We flipped the page on the calendar to August this week. That means school starts again in a month, and practice for fall sports will begin in just a matter or weeks.

For kids who play sports, and especially soccer, this has been a summer to remember. The U.S. Women’s National Team not only secured a victory, its players have raised the bar on speaking out against social injustices, proving themselves as leaders off the field, and charting a course toward equal pay and civil rights, especially for the LGBTQ community.

Those goals have provided proper discussions. But there is more to be said.

Team captain Alex Morgan knows about goals and how to achieve them. The star forward raised concerns that the youth soccer model in the United States is broken. “The fact that we’ve made youth soccer in the U.S. more of a business than a grassroots sport is, I think, detrimental to the growth of the sport in the United States,” she said.

She has been vocal on the subject on recent weeks. And it’s an important message for all of us to hear — and consider.

Morgan, and others, say the issue goes far beyond soccer.
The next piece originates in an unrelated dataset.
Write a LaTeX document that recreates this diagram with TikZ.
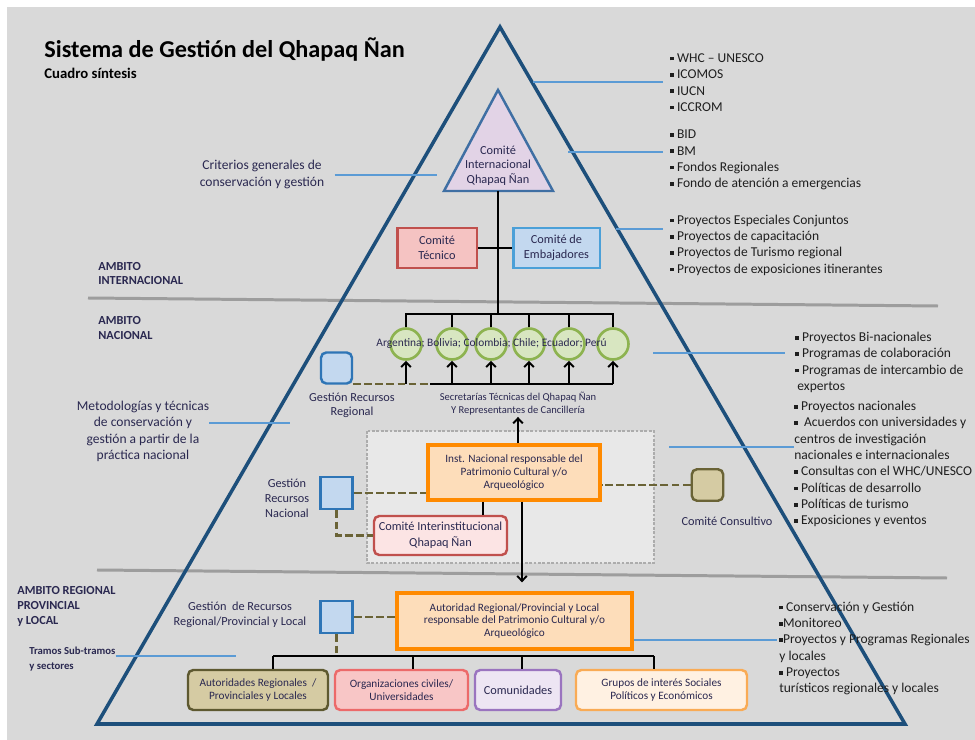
\documentclass[tikz,border=0pt]{standalone}
\usepackage{fontspec}
\setmainfont{Carlito}
\usetikzlibrary{arrows.meta, positioning, calc}
\definecolor{fondo}{HTML}{D9D9D9}
\definecolor{fondoC}{HTML}{E8E8E8}
\definecolor{ink}{HTML}{2A2850}
\definecolor{piram}{HTML}{1D4F7B}
\definecolor{guia}{HTML}{5B9BD5}
\definecolor{sepgris}{HTML}{9D9D9D}
\definecolor{oliva}{HTML}{6A6336}
\definecolor{olivaB}{HTML}{5E5930}
\definecolor{arena}{HTML}{D5CBA3}
\definecolor{rojo}{HTML}{C0504D}
\definecolor{rosa}{HTML}{F5C3C2}
\definecolor{rosaL}{HTML}{FCE4E4}
\definecolor{rosaB}{HTML}{EC6A6A}
\definecolor{rosaC}{HTML}{F8C6C6}
\definecolor{azul}{HTML}{2E75B6}
\definecolor{azulC}{HTML}{C3D8EF}
\definecolor{celeste}{HTML}{4BA0D8}
\definecolor{lila}{HTML}{E2D3E6}
\definecolor{lilaB}{HTML}{3F6FA3}
\definecolor{verde}{HTML}{8DB350}
\definecolor{verdeC}{HTML}{D8E6C1}
\definecolor{naranja}{HTML}{FF8A00}
\definecolor{naranjaC}{HTML}{FDDDBA}
\definecolor{naranjaB}{HTML}{F9AB55}
\definecolor{crema}{HTML}{FFF1E2}
\definecolor{morado}{HTML}{9A74BF}
\definecolor{moradoC}{HTML}{EDE5F3}
\newcommand{\tam}[2]{\fontsize{#1}{#2}\selectfont}
\newcommand{\vin}{\raisebox{0.14em}{\rule{0.27em}{0.27em}}}% vineta cuadrada
\tikzset{
  etiq/.style = {align=center, inner sep=0pt, text=ink, font=\tam{7}{8.3}},% texto suelto
  ambito/.style = {anchor=west, align=left, inner sep=0pt, text=ink,
    font=\bfseries\tam{7}{8.5}},% nombre del ambito
  lista/.style = {anchor=west, align=left, inner sep=0pt, text=black!88,
    font=\tam{7.7}{9.3}},% listas de la derecha
  guia_l/.style = {draw=guia, line width=0.7pt},% linea indicadora
  conec/.style = {draw=black, line width=1.1pt},
  conec_d/.style = {draw=oliva, line width=1.4pt, dash pattern=on 4.5pt off 1.8pt},
  caja/.style = {align=center, inner sep=0pt, text=ink, line width=1.7pt,
    font=\tam{7}{8.5}},
  caja_r/.style = {caja, rounded corners=3pt, line width=1.4pt, font=\tam{6.4}{7.6}},
  cuad/.style = {draw=azul, fill=azulC, line width=1.7pt, minimum size=0.64cm,
    inner sep=0pt},% recursos
  pais/.style = {circle, draw=verde, fill=verdeC, line width=1.5pt,
    minimum size=0.62cm, inner sep=0pt}
}
\begin{document}
\begin{tikzpicture}[x=0.02cm, y=-0.02cm, >={Straight Barb[length=2.8pt,width=5.5pt]}]
\useasboundingbox (0,0) rectangle (975,740);
\fill[fondo] (7,7) rectangle (975,740);
% separadores
\draw[sepgris, line width=1.7pt] (88,298) -- (938,306);
\draw[sepgris, line width=1.7pt] (97,570) -- (947,578);
% piramide
\draw[piram, line width=2pt] (500,27) -- (905,724) -- (97,724) -- cycle;

\node[anchor=base west, inner sep=0pt, font=\bfseries\tam{13.8}{16}] (titulo) at (44,57.5)
  {Sistema de Gestión del Qhapaq Ñan};
\node[anchor=base west, inner sep=0pt, font=\bfseries\tam{8.4}{10}] (subt) at (44,79)
  {Cuadro síntesis};
\node[ambito] (a_int) at (98,273.5) {AMBITO\\INTERNACIONAL};
\node[ambito] (a_nac) at (98,328) {AMBITO\\NACIONAL};
\node[ambito] (a_reg) at (17,606.5) {AMBITO REGIONAL\\PROVINCIAL\\y LOCAL};

% ambito internacional
\draw[draw=lilaB, fill=lila, line width=1.4pt] (498,90) -- (553,191) -- (444,191) -- cycle;
\node[etiq, font=\tam{7}{8.2}] (cint) at (498,165.5) {Comité\\Internacional\\Qhapaq Ñan};
\coordinate (cint_b) at (498,191);
\node[caja, draw=rojo, fill=rosa, minimum width=1.6cm, minimum height=0.8cm] (ctec)
  at (437,248) {Comité\\Técnico};
\node[caja, draw=celeste, fill=azulC, minimum width=1.74cm, minimum height=0.8cm] (cemb)
  at (556.5,248) {Comité de\\Embajadores};

% paises
\foreach \p [count=\i] in {406,452,491,529,569,613}
  \node[pais] (c\i) at (\p,344) {};
\node[etiq, font=\tam{6.5}{7.8}] (paises) at (491.5,344)
  {Argentina; Bolivia; Colombia; Chile; Ecuador; Perú};
\coordinate (bar_t) at (498,314);
\coordinate (bar_b) at (430,384);
\draw[conec] (cint_b) -- (bar_t);
\draw[conec] (ctec.east) -- (cemb.west);
\draw[conec] (c1.north) |- (bar_t) -| (c6.north);
\foreach \i in {2,...,5} \draw[conec] (c\i.north) -- (c\i.north |- bar_t);
\draw[conec] (bar_b) -- (c6.south |- bar_b);
\foreach \i in {1,...,6} \draw[conec,->] (c\i.south |- bar_b) -- (c\i.south);

\node[cuad, rounded corners=3pt, line width=1.4pt, minimum size=0.62cm] (greg) at (336.5,368) {};
\node[etiq, font=\tam{7}{8}] (greg_t) at (352,405) {Gestión Recursos\\Regional};
\draw[conec_d] (greg.south east |- bar_b) -- (bar_b);
\node[etiq, font=\tam{6}{7.2}] (secr) at (518,403.5)
  {Secretarías Técnicas del Qhapaq Ñan\\Y Representantes de Cancillería};

% ambito nacional
\draw[sepgris!85, fill=fondoC, line width=1.7pt, dash pattern=on 1.6pt off 0.9pt]
  (367,431) rectangle (654,563);
\node[caja, draw=naranja, fill=naranjaC, line width=2pt, minimum width=3.44cm,
  minimum height=1.1cm, font=\tam{6.4}{7.2}] (inst) at (514,472.5)
  {Inst. Nacional responsable del\\Patrimonio Cultural y/o\\Arqueológico};
\node[caja_r, draw=rojo, fill=rosaL, minimum width=2.66cm, minimum height=0.78cm,
  font=\tam{7}{9}] (cinter) at (440.5,535.5) {Comité Interinstitucional\\Qhapaq Ñan};
\node[cuad] (gnac) at (336.5,493) {};
\node[etiq, font=\tam{7}{8.5}] (gnac_t) at (287,498) {Gestión\\Recursos\\Nacional};
\node[cuad, draw=oliva, fill=arena, rounded corners=3pt, line width=1.4pt,
  minimum size=0.63cm] (ccons) at (707.5,485) {};
\node[etiq] (ccons_t) at (727,521) {Comité Consultivo};
\draw[conec_d] (gnac.east) -- (gnac.east -| inst.west);
\draw[conec_d] (gnac.south) |- (cinter.west);
\draw[conec_d] (ccons.west) -- (ccons.west -| inst.east);
\draw[conec] ([xshift=-0.62cm]inst.south) -- ([xshift=-0.62cm]inst.south |- cinter.north);
\draw[conec,->, shorten >=1pt] (secr.south |- inst.north) -- (secr.south);

% ambito regional
\node[caja, draw=naranja, fill=naranjaC, line width=2.2pt, minimum width=4.7cm,
  minimum height=1.12cm, font=\tam{6.4}{7.2}] (aut) at (514.5,621)
  {Autoridad Regional/Provincial y Local\\responsable del Patrimonio Cultural y/o\\Arqueológico};
\draw[conec,->, shorten >=5pt] ([xshift=0.16cm]inst.south) -- ([xshift=0.16cm]inst.south |- aut.north);
\node[cuad] (gloc) at (336.5,617) {};
\node[etiq, font=\tam{7}{8.5}] (gloc_t) at (240,614.5)
  {Gestión\ \ de Recursos\\Regional/Provincial y Local};
\node[caja_r, draw=olivaB, fill=arena, minimum width=2.8cm, minimum height=0.8cm] (b1)
  at (258,690) {Autoridades Regionales\ \ /\\Provinciales y Locales};
\node[caja_r, draw=rosaB, fill=rosaC, minimum width=2.66cm, minimum height=0.8cm] (b2)
  at (401.5,690) {Organizaciones civiles/\\Universidades};
\node[caja_r, draw=morado, fill=moradoC, minimum width=1.72cm, minimum height=0.8cm,
  font=\tam{7}{8}] (b3) at (518,690) {Comunidades};
\node[caja_r, draw=naranjaB, fill=crema, minimum width=3.42cm, minimum height=0.8cm] (b4)
  at (661.5,690) {Grupos de interés Sociales\\Políticos y Económicos};
\foreach \x [count=\i] in {273,413,522,654} \coordinate (r\i) at (\x,656);
\draw[conec] (r1) -- (r4);
\foreach \i in {1,...,4} \draw[conec] (r\i) -- (r\i |- b\i.north);
\draw[conec_d] (gloc.east) -- (gloc.east -| aut.west);
\draw[conec_d] (gloc.south) -- (gloc.south |- r1);

% textos de la izquierda
\node[etiq, font=\tam{7.7}{9.6}] (crit) at (262,174.5) {Criterios generales de\\conservación y gestión};
\node[etiq, font=\tam{7.7}{9.3}] (metod) at (143,431.5)
  {Metodologías y técnicas\\de conservación y\\gestión a partir de la\\práctica nacional};
\node[ambito, font=\bfseries\tam{6.1}{8.5}] (tramos) at (29,659.5) {Tramos Sub-tramos\\y sectores};
\coordinate (p_crit) at (437,175);
\coordinate (p_met) at (290,423);
\coordinate (p_tra) at (236,656);
\draw[guia_l] ([xshift=0.2cm]crit.east |- p_crit) -- (p_crit);
\draw[guia_l] (metod.east |- p_met) -- (p_met);
\draw[guia_l] (tramos.east |- p_tra) -- (p_tra);

% listas de la derecha
\node[lista] (l1) at (670,82.5) {\vin\ WHC -- UNESCO\\\vin\ ICOMOS\\\vin\ IUCN\\\vin\ ICCROM};
\node[lista] (l2) at (670,160) {\vin\ BID\\\vin\ BM\\\vin\ Fondos Regionales\\\vin\ Fondo de atención a emergencias};
\node[lista] (l3) at (670,245) {\vin\ Proyectos Especiales Conjuntos\\\vin\ Proyectos de capacitación\\
  \vin\ Proyectos de Turismo regional\\\vin\ Proyectos de exposiciones itinerantes};
\node[lista] (l4) at (795,362.5) {\vin\ Proyectos Bi-nacionales\\\vin\ Programas de colaboración\\
  \vin\ Programas de intercambio de\\\hspace{0.15em}expertos};
\node[lista] (l5) at (794,464) {\vin\ Proyectos nacionales\\\vin\ \ Acuerdos con universidades y\\
  centros de investigación\\nacionales e internacionales\\\vin\ Consultas con el WHC/UNESCO\\
  \vin\ Políticas de desarrollo\\\vin\ Políticas de turismo\\\vin\ Exposiciones y eventos};
\node[lista] (l6) at (779,648.5) {\vin\ Conservación y Gestión\\\vin Monitoreo\\
  \vin Proyectos y Programas Regionales\\y locales\\\vin\ Proyectos\\turísticos regionales y locales};
\coordinate (p_l1) at (533,82);
\coordinate (p_l2) at (568,152);
\coordinate (p_l3) at (616,229);
\coordinate (p_l4) at (653,353);
\coordinate (p_l5) at (669,447);
\coordinate (p_l6) at (777,640);
\foreach \i/\s in {1/4pt,2/4pt,3/4pt,4/5.5pt,5/0pt}
  \draw[guia_l, shorten >=\s] (p_l\i) -- (p_l\i -| l\i.west);
\draw[guia_l] (aut.east |- p_l6) -- (p_l6);
\end{tikzpicture}
\end{document}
They argue that the current direction of youth sports is unhealthy for kids and doesn’t serve their best interests.

It seems to come down to class.

America needs a national debate about the direction of youth sports. The problem isn’t with today’s kids. It’s with the adults who have turned youth sports into a $17 billion industry that targets the wealthiest families at the expense of middle- and low-income families.
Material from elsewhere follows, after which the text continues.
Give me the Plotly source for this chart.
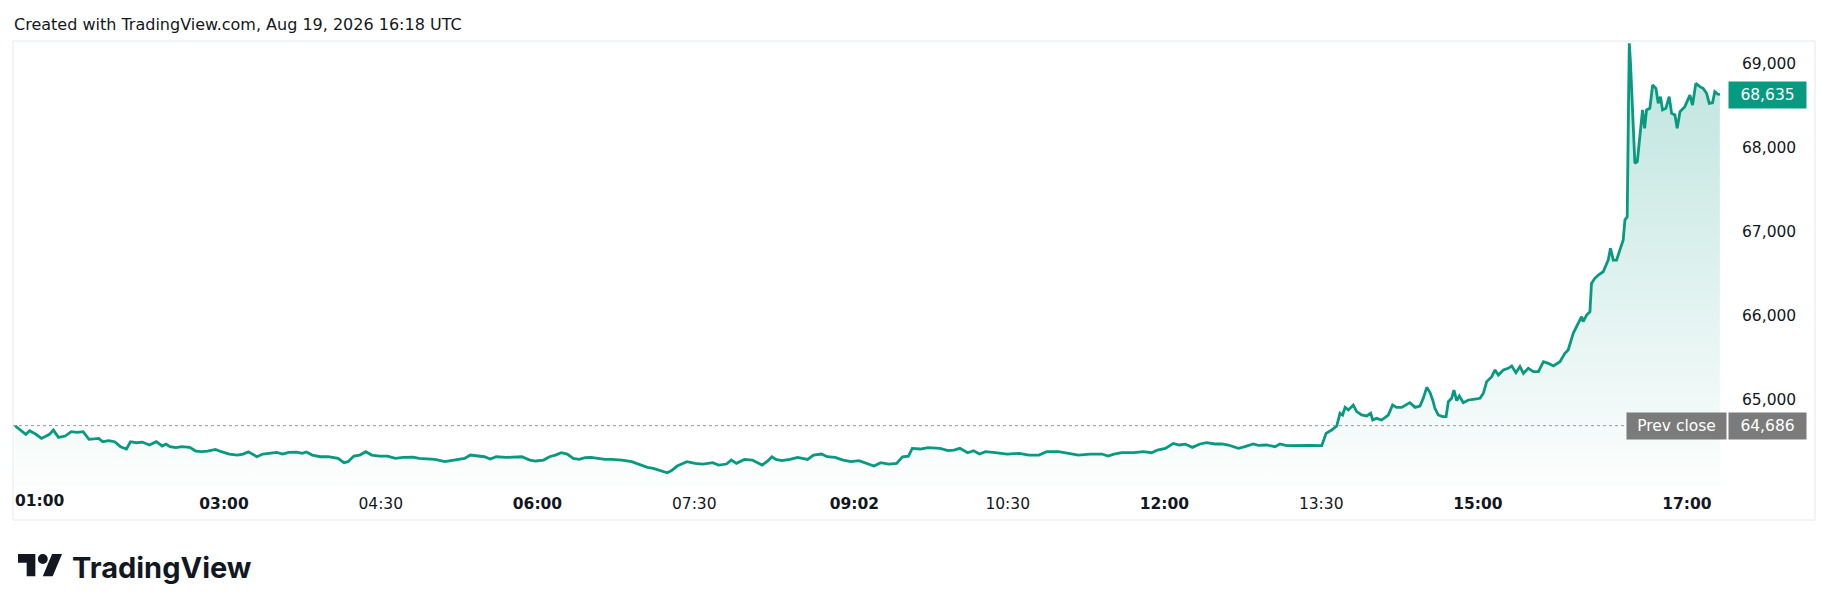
import pandas as pd
import plotly.graph_objects as go

# minutes after 01:00 local time, and price
mins = [
    0, 3.9, 6.2, 8.4, 11.8, 15.2, 17.5, 19.8, 22.0, 25.0, 28.8, 32.3, 35.7, 39.1, 42.5, 45.9,
    48.1, 50.4, 53.8, 57.2, 60.6, 64.0, 66.3, 69.7, 73.1, 77.2, 81.1, 84.5, 86.7, 89.0, 92.4,
    95.8, 100.3, 103.8, 107.2, 110.6, 115.1, 118.5, 123.1, 127.6, 131.0, 134.0, 138.9, 142.3,
    145.8, 150.3, 153.7, 157.1, 161.6, 165.0, 167.3, 170.7, 175.3, 179.8, 185.5, 188.9, 191.2,
    194.6, 198.0, 201.4, 204.8, 209.3, 213.9, 218.4, 222.9, 228.6, 232.0, 236.6, 241.1, 246.8,
    250.2, 254.7, 258.1, 261.5, 266.1, 269.5, 272.9, 276.3, 282.0, 286.5, 291.0, 295.6, 299.0,
    303.5, 306.9, 310.3, 313.7, 317.1, 320.5, 323.9, 327.4, 330.8, 334.2, 338.7,
    342.7, 348.4, 354.1, 359.7, 363.1, 366.5, 370.0, 374.5, 376.8, 380.2, 385.8, 390.4, 394.9,
    400.6, 404.0, 408.5, 411.3, 414.2, 418.8, 423.3, 429.0, 432.4, 434.6, 436.9, 440.3, 444.9,
    449.4, 455.1, 458.5, 463.0, 466.4, 470.9, 475.5, 480.0, 484.6, 489.1, 493.2, 497.1, 501.6,
    506.2, 509.6, 513.0, 515.2, 519.8, 524.3, 531.1, 535.7, 539.1, 542.5, 547.0, 550.4, 553.8,
    557.2, 562.9, 569.7, 576.5, 582.2, 587.9, 592.4, 599.2, 604.9, 610.6, 617.4, 624.2, 627.6,
    631.0, 635.5, 642.4, 648.0, 652.6, 656.0, 660.5, 665.1, 668.5, 671.9, 676.0,
    680.4, 684.2, 689.0, 692.8, 696.7, 702.4, 706.2, 711.0, 713.9, 718.7, 723.5, 726.3, 730.2,
    735.9, 743.6, 750.3, 752.8, 756.0, 758.9, 760.8, 762.3, 763.7, 765.6, 768.4, 770.4, 773.2,
    776.1, 778.4, 779.6, 781.8, 784.7, 788.5, 791.0, 793.3, 796.2, 800.9, 803.9, 806.7, 808.6,
    810.6, 812.5, 814.0, 815.3, 817.2, 819.7, 821.7, 823.0, 824.9, 826.2, 827.8, 829.3, 831.6,
    834.5, 837.3, 841.2, 843.1, 845.0, 847.9, 849.8, 851.7, 854.6, 857.4, 859.4, 861.8, 864.1,
    866.1, 868.9, 871.8, 874.7, 877.6, 880.4, 883.3, 887.1,
    889.9, 891.8, 894.7, 897.6, 899.5, 900.4, 902.4, 904.3, 905.2, 907.1, 909.1, 911.9, 914.8,
    916.1, 917.7, 919.6, 921.5, 923.4, 924.4, 925.7, 926.5, 926.9, 927.6, 929.2, 930.1, 931.5,
    932.6, 934.5, 935.7, 936.8, 938.7, 940.3, 942.2, 943.5, 944.8, 946.0, 947.9, 949.8, 951.2,
    953.1, 954.4, 956.0, 958.8, 961.7, 963.2, 965.1, 967.4, 969.3, 971.3, 972.8, 974.7, 976.0,
    977.6, 978.9,
]
price = [
    64685, 64614, 64582, 64625, 64586, 64534, 64562, 64582, 64633, 64546, 64562, 64614, 64606,
    64614, 64522, 64530, 64534, 64494, 64506, 64494, 64435, 64407, 64494, 64482, 64490, 64455,
    64494, 64443, 64466, 64435, 64423, 64435, 64427, 64383, 64375, 64383, 64403, 64375, 64347,
    64335, 64347, 64375, 64315, 64347, 64355, 64367, 64347, 64367, 64371, 64355, 64371, 64335,
    64315, 64315, 64295, 64244, 64256, 64323, 64335, 64375, 64335, 64323, 64323, 64295, 64307,
    64311, 64295, 64291, 64283, 64256, 64268, 64283, 64295, 64335, 64323, 64315, 64287, 64315,
    64307, 64307, 64315, 64275, 64264, 64275, 64315, 64335, 64363, 64347, 64295, 64283, 64303,
    64307, 64295, 64283,
    64283, 64275, 64256, 64216, 64188, 64176, 64156, 64124, 64148, 64204, 64256, 64236, 64228,
    64244, 64216, 64228, 64275, 64236, 64283, 64275, 64216, 64268, 64315, 64283, 64268, 64283,
    64307, 64283, 64335, 64347, 64315, 64307, 64275, 64256, 64268, 64236, 64204, 64244, 64228,
    64236, 64315, 64323, 64415, 64407, 64423, 64415, 64387, 64395, 64415, 64363, 64387, 64347,
    64375, 64363, 64347, 64355, 64335, 64335, 64375, 64375, 64355, 64335, 64347, 64347, 64323,
    64347, 64363, 64363, 64375, 64363, 64395, 64415, 64474, 64455, 64466, 64427,
    64467, 64483, 64467, 64467, 64455, 64415, 64435, 64467, 64451, 64455, 64435, 64467, 64447,
    64451, 64451, 64447, 64594, 64634, 64682, 64833, 64813, 64904, 64873, 64932, 64853, 64813,
    64801, 64833, 64753, 64773, 64753, 64813, 64932, 64904, 64904, 64960, 64904, 64920, 65012,
    65143, 65080, 64992, 64893, 64813, 64793, 64793, 64972, 65012, 65111, 64984, 65040, 64960,
    64992, 65000, 65012, 65072, 65211, 65270, 65350, 65290, 65350, 65370, 65398, 65318, 65390,
    65310, 65370, 65330, 65330, 65449, 65429, 65398, 65449,
    65548, 65588, 65787, 65906, 65986, 65926, 66005, 66045, 66383, 66443, 66483, 66522, 66661,
    66801, 66661, 66661, 66781, 66900, 67139, 67178, 68610, 69247, 69008, 68213, 67815, 67835,
    68093, 68451, 68232, 68451, 68471, 68749, 68709, 68530, 68610, 68451, 68471, 68610, 68411,
    68391, 68232, 68431, 68491, 68630, 68510, 68769, 68729, 68709, 68650, 68530, 68538, 68670,
    68642, 68635,
]

prev_close = 64686
y_ticks = [65000, 66000, 67000, 68000, 69000]
x_tick_times = ["03:00", "04:30", "06:00", "07:30", "09:02", "10:30", "12:00", "13:30", "15:00", "17:00"]
bold_ticks = ["03:00", "06:00", "09:02", "12:00", "15:00", "17:00"]

day = "2026-08-19 "
times = pd.Timestamp(day + "01:00") + pd.to_timedelta(mins, unit="min")

GREEN = "#089981"
TXT = "#131722"
FONT = "DejaVu Sans"

# the page body adds 8px around the figure, so work in page pixels and subtract it
OFF = 8
W, H = 1830 - OFF, 611 - OFF
L, R, T, B = 13, 1727, 41, 487  # plot pane in page pixels
def px(x):
    return (x - L) / (R - L)
def py(y):
    return (B - y) / (B - T)

y_lo, y_hi = 63954, 69274

fig = go.Figure()
fig.add_trace(go.Scatter(
    x=times, y=price, mode="lines",
    line=dict(color=GREEN, width=2.8),
    fill="tozeroy",
    fillgradient=dict(type="vertical", start=y_lo, stop=y_hi,
                      colorscale=[[0, "rgba(8,153,129,0.01)"], [1, "rgba(8,153,129,0.27)"]]),
    hoverinfo="skip", showlegend=False,
))

tick_text = [f"<b>{t}</b>" if t in bold_ticks else t for t in x_tick_times]

fig.update_layout(
    width=W, height=H,
    margin=dict(l=L - OFF, r=1830 - R, t=T - OFF, b=611 - B),
    paper_bgcolor="white", plot_bgcolor="white",
    font=dict(family=FONT, size=15.5, color=TXT),
    xaxis=dict(
        type="date",
        range=[pd.Timestamp(day + "01:00") - pd.Timedelta(minutes=1.15),
               pd.Timestamp(day + "01:00") + pd.Timedelta(minutes=983)],
        tickvals=[pd.Timestamp(day + t) for t in x_tick_times],
        ticktext=tick_text,
        showgrid=False, zeroline=False, showline=False, ticks="",
        ticklabelstandoff=5,
    ),
    yaxis=dict(
        side="right",
        range=[y_lo, y_hi],
        tickvals=y_ticks,
        ticktext=[f"{v:,}" for v in y_ticks],
        showgrid=False, zeroline=False, showline=False, ticks="",
        ticklabelstandoff=14,
    ),
)

# prev close dotted line
fig.add_shape(type="line", xref="paper", yref="y", x0=0, x1=1, y0=prev_close, y1=prev_close,
              line=dict(color="#9598a1", width=1, dash="dot"))

# frame around chart and time axis
fig.add_shape(type="rect", xref="paper", yref="paper",
              x0=px(13), x1=px(1815), y0=py(520), y1=py(41),
              line=dict(color="#e6e8ee", width=1), layer="below")

# first time label sits left-aligned at the pane edge
fig.add_annotation(x=pd.Timestamp(day + "01:00"), xref="x", y=py(501), yref="paper",
                   text="<b>01:00</b>", showarrow=False, xanchor="left", yanchor="middle",
                   xshift=-2, font=dict(family=FONT, size=15.5, color=TXT))

# price labels
fig.add_annotation(x=1, xref="paper", y=price[-1], yref="y", text=f"{price[-1]:,}",
                   showarrow=False, xanchor="left", yanchor="middle", xshift=1,
                   width=77, height=26, bgcolor=GREEN, borderpad=0,
                   font=dict(family=FONT, size=15.5, color="white"))
fig.add_annotation(x=1, xref="paper", y=prev_close, yref="y", text="Prev close",
                   showarrow=False, xanchor="right", yanchor="middle",
                   width=99, height=26, bgcolor="#7b7b7b", borderpad=0,
                   font=dict(family=FONT, size=15.5, color="white"))
fig.add_annotation(x=1, xref="paper", y=prev_close, yref="y", text=f"{prev_close:,}",
                   showarrow=False, xanchor="left", yanchor="middle", xshift=1,
                   width=77, height=26, bgcolor="#7b7b7b", borderpad=0,
                   font=dict(family=FONT, size=15.5, color="white"))

# header
fig.add_annotation(x=px(12), xref="paper", y=py(24), yref="paper",
                   text="Created with TradingView.com, Aug 19, 2026 16:18 UTC",
                   showarrow=False, xanchor="left", yanchor="middle",
                   font=dict(family=FONT, size=16, color=TXT))

# TradingView logo: mark drawn from its 36x28 outline, then the word
s = 44 / 35.5
ox, oy = 18, 554 - 4 * s
def lp(u, v):
    return f"{px(ox + u * s):.5f},{py(oy + v * s):.5f}"
mark_t = "M" + " L".join(lp(u, v) for u, v in [(14, 22), (7, 22), (7, 11), (0, 11), (0, 4), (14, 4)]) + " Z"
mark_s = "M" + " L".join(lp(u, v) for u, v in [(28, 22), (20, 22), (27.5, 4), (35.5, 4)]) + " Z"
for p in (mark_t, mark_s):
    fig.add_shape(type="path", xref="paper", yref="paper", path=p,
                  fillcolor=TXT, line=dict(width=0))
fig.add_shape(type="circle", xref="paper", yref="paper",
              x0=px(ox + 16 * s), x1=px(ox + 24 * s), y0=py(oy + 12 * s), y1=py(oy + 4 * s),
              fillcolor=TXT, line=dict(width=0))
fig.add_annotation(x=px(70), xref="paper", y=py(567), yref="paper", text="<b>TradingView</b>",
                   showarrow=False, xanchor="left", yanchor="middle",
                   font=dict(family="Inter", size=29, color=TXT))

fig.write_html("out.html")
Morgan suggests that the days when kids changed sports with the seasons and practiced their skills in pick-up games at local parks and schools are gone. The world of youth sports is a pay-to-play machine that exists primarily for the club sports organizers and coaches who rake in the profits.

The facts back that up.

According to a survey conducted earlier this year by The Harris Poll, one in four families with children playing youth sports spends $500 or more a month on their kid’s athletics, and one in 10 spends more than $1,000 a month. In order to pay for their child’s sports expenses, 36% of parents are taking fewer vacations and 19% are working a second job.

That kind of money feels like an investment. But the reality is far more real. We see this here in Vermont, where very few student-athletes go on to be elite athletes. We do not have the population base, or easy access to year-round training and conditioning for high-profile sports.

In turn, parents are falsely led to believe that their investment will pay off in the form of an athletic scholarship that will substantially reduce — or eliminate altogether — their college tuition expenses.

Nationally, only about 2% of high school athletes win sports scholarships at NCAA colleges and universities. The great majority of those scholarships are split with other team members and don’t come close to covering the costs of tuition and room and board.

The price is far higher, actually. It is affecting sports in general.

Take soccer as an example.

Participation in youth soccer is dropping at an alarming rate. A 2018 Sports and Fitness Industry survey found that the percentage of 6- to 12-year-olds playing soccer fell nearly 14% over the past three years.

The drop-off in participation isn’t only in soccer. As recently as 2008, almost 45% of children ages 6 to 12 regularly played a team sport. Now only 37% do.

The rise in club sports, which has been gaining in popularity around Vermont, has also negatively impacted high school sports programs.

Again sticking with soccer, a study by the RAND Corporation and the Women’s Sports Foundation reported that 24% of high schools no longer offer sports. The survey, released last month, also showed that 63% of school sports budgets are either decreasing or stagnant. High school sports are offered free to students — contrast that with the pay-to-play demands of club sports, which effectively shuts out a significant portion of the youth populace.

Meanwhile, the health of American children continues to deteriorate at alarming rates. The percentage of U.S. children and adolescents affected by obesity has more than tripled since the 1970s. Nearly 1 in 5 youth 6 to 19 years old in the United States is considered obese.

Here in Vermont, the obesity rate of high school students is 12.6%. Among all students, ages 10-17, the rate increases slightly to 13%.

Vermont is a small-enough community that we can effect change, probably on a national level. Now is the time to be thinking about a revolution in youth sports. We can shift the focus to participation and the best interests of children first, and put the spirit of “sport” back into sportsmanship — not money.